2. Learn How to Solve Those Challenges

By selecting the right solutions, marketers can easily make their data work for them. Many brands already use data management platforms (DMPs), which help profile users across different platforms, such as desktop or mobile, and even email databases or loyalty programs. While these data warehouses maintain and hold data, by nature, many DMPs can’t necessarily match users across screens because this data may not be connected to a marketing automation platform or CRM system that holds valuable buyer data to conduct more seamless experiences.

Even when there is a strong connection between DMPs and marketing automation, you may find value in an independent identity solution. There are solutions out there with cross-device pairing technology utilizing either deterministic or probabilistic device-matching, the two most common ways to solve for cross-device identity.

The deterministic approach is essentially person-based identification that involves collecting personal data and using that data to connect users across devices, typically through a login system. Whereas, the probabilistic device-pairing method uses accessible data–from ad requests, for example–to make predictions about users. There’s a tradeoff between scale and accuracy with these two solutions. As the accuracy of the solution increases, the pool of correctly matched buyers dwindles, and vice versa. One isn’t necessarily better than the other, and it’s likely that a mix of both will work for your brand.

So find where the perfect mix of known and predicted information is for your campaigns. For some instances, you may want only 100% accurate information, such as pairing a physical address to a buyer’s name. But perhaps for an online ad campaign, you can afford to be less precise in order to reach a wider audience. Or maybe it’s a combination, such as when you’re looking to connect purchase history of a customer, so you can attribute appropriate value and further improve site personalization efforts or email marketing initiatives.

3. Leverage Cross-Device Data to Add Value

The most important value-add for cross-device data is that it enables marketers to extend and enhance their own first-party audience data.
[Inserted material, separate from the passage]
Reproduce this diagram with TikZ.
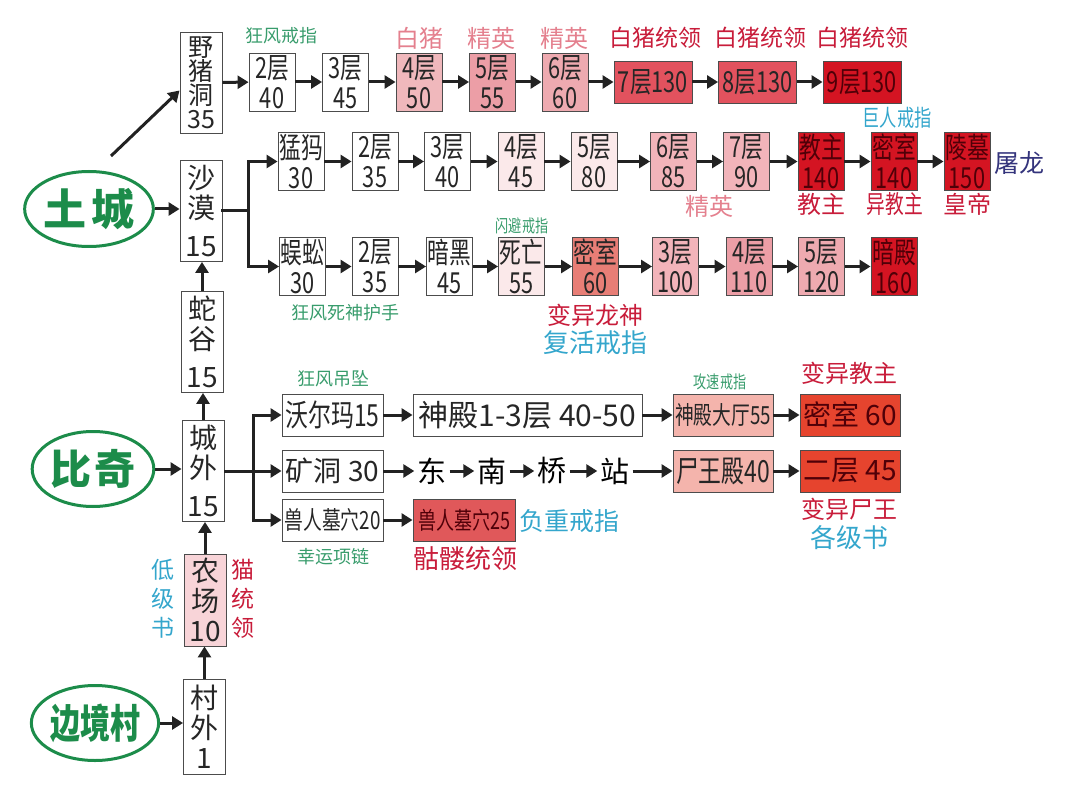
\documentclass[tikz,border=0pt]{standalone}
\usepackage{fontspec}
\setmainfont{Noto Sans CJK SC}
\newfontfamily\nar[FakeStretch=0.75]{Noto Sans CJK SC}
\usetikzlibrary{arrows.meta,shapes.geometric}
\newcommand\fsz[2]{\fontsize{#1}{#2}\selectfont}
\definecolor{grn}{RGB}{28,140,74}
\definecolor{lgrn}{RGB}{56,156,108}
\definecolor{lpink}{RGB}{228,128,142}
\definecolor{lred}{RGB}{200,28,58}
\definecolor{lblue}{RGB}{52,166,204}
\definecolor{navy}{RGB}{52,52,124}
\definecolor{ink}{RGB}{34,34,34}
\definecolor{dk}{RGB}{80,0,8}
\definecolor{fa}{RGB}{240,184,188}
\definecolor{fb}{RGB}{236,158,166}
\definecolor{fc}{RGB}{238,170,176}
\definecolor{fd}{RGB}{226,82,94}
\definecolor{fe}{RGB}{212,20,34}
\definecolor{ff}{RGB}{251,233,234}
\definecolor{fg}{RGB}{242,180,186}
\definecolor{fh}{RGB}{232,126,118}
\definecolor{fi}{RGB}{244,180,172}
\definecolor{fj}{RGB}{230,68,46}
\definecolor{fk}{RGB}{224,88,90}
\definecolor{fl}{RGB}{248,212,216}
\begin{document}
\begin{tikzpicture}[x=1pt,y=-1pt,>={Triangle[length=11pt,width=13pt]},
bx/.style={draw=black!70,line width=0.9pt,inner sep=0pt,align=center,text=black!85,font=\nar\fsz{29}{30}},
sb/.style={bx,minimum width=46pt,minimum height=58pt},
vb/.style={bx,minimum width=42pt,minimum height=101pt,font=\fsz{28}{30}},
wb/.style={bx,minimum width=78pt,minimum height=42pt},
hb/.style={bx,minimum width=101pt,minimum height=42pt},
deep/.style={fill=fe,text=dk},
el/.style={ellipse,draw=grn,line width=3pt,text=grn,inner sep=0pt,minimum width=117pt,minimum height=75pt},
lab/.style={inner sep=1pt,align=center,font=\fsz{24}{29}},
lg/.style={lab,text=lgrn,font=\fsz{18}{20}},
ls/.style={lab,text=lgrn,font=\nar\fsz{17.5}{18}},
lp/.style={lab,text=lpink},lr/.style={lab,text=lred},lb/.style={lab,text=lblue},
ar/.style={->,line width=3pt,draw=ink},ln/.style={line width=3pt,draw=ink,line cap=rect}]
\useasboundingbox (0,0) rectangle (1083,791);
\node[el,font=\bfseries\fsz{43}{43}] (tc) at (89,209) {土\hspace{5pt}城};
\node[el,font=\bfseries\fsz{41}{41}] (bq) at (93,469) {比\hspace{4pt}奇};
\node[el,font=\nar\bfseries\fsz{40}{40}] (bjc) at (95,723) {边境村};
\node[vb,font=\fsz{25}{24}] (yzd) at (201,82.5) {野\\猪\\洞\\35};
\node[vb] (sm) at (201,211) {沙\\漠\\[8pt]15};
\node[vb] (sg) at (202,342) {蛇\\谷\\[8pt]15};
\node[vb] (cw) at (203,471) {城\\外\\[8pt]15};
\node[vb,minimum height=92pt,fill=fl] (nc) at (205,600) {农\\场\\10};
\node[vb,minimum height=95pt] (cwai) at (204.5,726.5) {村\\外\\1};
\node[sb] (t2) at (272,82) {2层\\40};
\node[sb] (t3) at (345.5,82) {3层\\45};
\node[sb,fill=fa] (t4) at (419,82) {4层\\50};
\node[sb,fill=fb] (t5) at (492.5,82) {5层\\55};
\node[sb,fill=fc] (t6) at (565,82) {6层\\60};
\node[wb,fill=fd] (t7) at (653,82) {7层130};
\node[wb,fill=fd] (t8) at (757.5,82) {8层130};
\node[wb,deep] (t9) at (862,82) {9层130};
\node[sb] (mm) at (301,161.5) {猛犸\\30};
\node[sb] (r2) at (375,161.5) {2层\\35};
\node[sb] (r3) at (447.5,161.5) {3层\\40};
\node[sb,fill=ff] (r4) at (521,161.5) {4层\\45};
\node[sb,fill=ff] (r5) at (594,161.5) {5层\\80};
\node[sb,fill=fg] (r6) at (673.5,161.5) {6层\\85};
\node[sb,fill=fg] (r7) at (746.5,161.5) {7层\\90};
\node[sb,deep] (jz) at (821,161.5) {教主\\140};
\node[sb,deep] (ms) at (894,161.5) {密室\\140};
\node[sb,deep] (lm) at (967,161.5) {陵墓\\150};
\node[sb] (wg) at (302.5,266.5) {蜈蚣\\30};
\node[sb] (s2) at (375,266.5) {2层\\35};
\node[sb] (ah) at (449.5,266.5) {暗黑\\45};
\node[sb,fill=ff] (sw) at (521.5,266.5) {死亡\\55};
\node[sb,fill=fh] (mi) at (595.5,266.5) {密室\\60};
\node[sb,fill=fg] (s3) at (675.5,266.5) {3层\\100};
\node[sb,fill=fb] (s4) at (749,266.5) {4层\\110};
\node[sb,fill=fc] (s5) at (821.5,266.5) {5层\\120};
\node[sb,deep] (ad) at (894,266.5) {暗殿\\160};
\node[hb,font=\nar\fsz{30.5}{30}] (wem) at (332.5,415) {沃尔玛15};
\node[hb,font=\fsz{28}{28}] (kd) at (332.5,471) {矿洞 30};
\node[hb,font=\nar\fsz{25}{25}] (sr20) at (332.5,520) {兽人墓穴20};
\node[hb,minimum width=229pt,font=\fsz{30}{30}] (sd) at (527.5,415) {神殿1-3层 40-50};
\node[hb,minimum width=100pt,fill=fi,font=\nar\fsz{25}{25}] (sdt) at (723,415) {神殿大厅55};
\node[hb,minimum width=100pt,fill=fj,text=dk,font=\fsz{28}{28}] (ms60) at (850,415) {密室 60};
\node[hb,minimum width=100pt,fill=fi,font=\nar\fsz{30.5}{30}] (swd) at (723,471) {尸王殿40};
\node[hb,minimum width=100pt,fill=fj,text=dk,font=\fsz{28}{28}] (ec) at (850,471) {二层 45};
\node[hb,minimum width=102pt,fill=fk,text=dk,font=\nar\fsz{24}{24}] (sr25) at (464,520) {兽人墓穴25};
\node[lab,font=\fsz{29}{29},inner sep=3pt] (e1) at (432,471) {东};
\node[lab,font=\fsz{29}{29},inner sep=3pt] (e2) at (492,471) {南};
\node[lab,font=\fsz{29}{29},inner sep=3pt] (e3) at (552,471) {桥};
\node[lab,font=\fsz{29}{29},inner sep=3pt] (e4) at (615,471) {站};
\node[lg] (g1) at (281,36) {狂风戒指};
\node[lp] (p1) at (419,38) {白猪};
\node[lp] (p2) at (491,38) {精英};
\node[lp] (p3) at (564,38) {精英};
\node[lr,font=\fsz{23}{23}] (w1) at (655,38) {白猪统领};
\node[lr,font=\fsz{23}{23}] (w2) at (760,38) {白猪统领};
\node[lr,font=\fsz{23}{23}] (w3) at (862,38) {白猪统领};
\node[lb,font=\nar\fsz{23}{23}] (b1) at (897,118) {巨人戒指};
\node[lab,text=navy,font=\fsz{25}{25}] (tl) at (1019,163) {屠龙};
\node[lp] (p4) at (709,206) {精英};
\node[lr] (jz1) at (821,204) {教主};
\node[lr,font=\nar\fsz{25}{25}] (jz2) at (895,204) {异教主};
\node[lr] (hd) at (967,204) {皇帝};
\node[ls] (g2) at (522,226) {闪避戒指};
\node[lg] (g3) at (345,313) {狂风死神护手};
\node[lr] (ly) at (595,315) {变异龙神};
\node[lb,font=\fsz{26}{26}] (b2) at (595,343) {复活戒指};
\node[lg] (g4) at (333,379) {狂风吊坠};
\node[ls] (g5) at (720,382) {攻速戒指};
\node[lr] (bj) at (849,373) {变异教主};
\node[lr] (bs) at (849,509) {变异尸王};
\node[lb,font=\fsz{26}{26}] (gj) at (849,538) {各级书};
\node[lb,font=\fsz{25}{25}] (fz) at (569,521) {负重戒指};
\node[lr,font=\fsz{26}{26}] (kl) at (465,559) {骷髅统领};
\node[lg] (g6) at (333,557) {幸运项链};
\node[lb,font=\fsz{23}{29}] (dj) at (163,599) {低\\级\\书};
\node[lr,font=\fsz{23}{29}] (mt) at (243,599) {猫\\统\\领};
\coordinate (d0) at (111,156);
\coordinate (j1) at (248,211);
\coordinate (j2) at (253,471);
\draw[ar] (d0) -- ([yshift=-8pt]yzd.west);
\draw[ar] (tc.east) -- (tc.east -| sm.west);
\draw[ar] (bq.east) -- (bq.east -| cw.west);
\draw[ar] (bjc.east) -- (bjc.east -| cwai.west);
\draw[ar] (cwai.north) -- (cwai.north |- nc.south);
\draw[ar] (nc.north) -- (nc.north |- cw.south);
\draw[ar] (cw.north) -- (cw.north |- sg.south);
\draw[ar] (sg.north) -- (sg.north |- sm.south);
\draw[ln] (sm) -- (j1);
\draw[ar] (j1) |- (mm);
\draw[ar] (j1) |- (wg);
\draw[ar] (cw) -- (kd);
\draw[ar] (j2) |- (wem);
\draw[ar] (j2) |- (sr20);
\foreach \a/\b in {yzd/t2,t2/t3,t3/t4,t4/t5,t5/t6,t6/t7,t7/t8,t8/t9,mm/r2,r2/r3,r3/r4,r4/r5,r5/r6,r6/r7,r7/jz,jz/ms,ms/lm,wg/s2,s2/ah,ah/sw,sw/mi,mi/s3,s3/s4,s4/s5,s5/ad,wem/sd,sd/sdt,sdt/ms60,kd/e1,e1/e2,e2/e3,e3/e4,e4/swd,swd/ec,sr20/sr25}
\draw[ar] (\a) -- (\b);
\end{tikzpicture}
\end{document}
Whether you’re using your own audience, a partner’s list, or third-party DMP segments, the ability to leverage audience data to understand a complete picture of buyers is critical for digital marketers. This opens up a slew of applications from targeted advertising and dynamic content, to web personalization and account-based marketing.

The opportunities around automated campaigns and lead nurturing are particularly interesting. Many brands understand who a buyer is on one device due to a login or registration that they have tied cookie or device ID. But with the omni-channel prevalence of today’s buyers, it’s important to bring that extra data into a customer record to send out relevant, personalized campaigns triggered by activity or inactivity.

Airlines and retailers are great examples of where adding an identity layer can be a boon to a brand’s automated marketing efforts. Many consumers will log into to their account on desktops, allowing the brand to associate that buyer to a handle, but those same consumers may rarely log in on mobile devices. But we all know that consumers are on mobile, so if an airline knew that someone was looking at flights to Alaska or a retailer knew they were checking out a particular sofa on mobile, those brands could append the customer record and automatically send an email when that product category went on sale.

Ultimately, the sophisticated use of omni-channel, cross-device audience data leads to more value for everyone involved. Marketers can improve their targeting abilities across campaigns to drive higher value and ROI, and buyers are provided with more relevant messaging across channels and devices.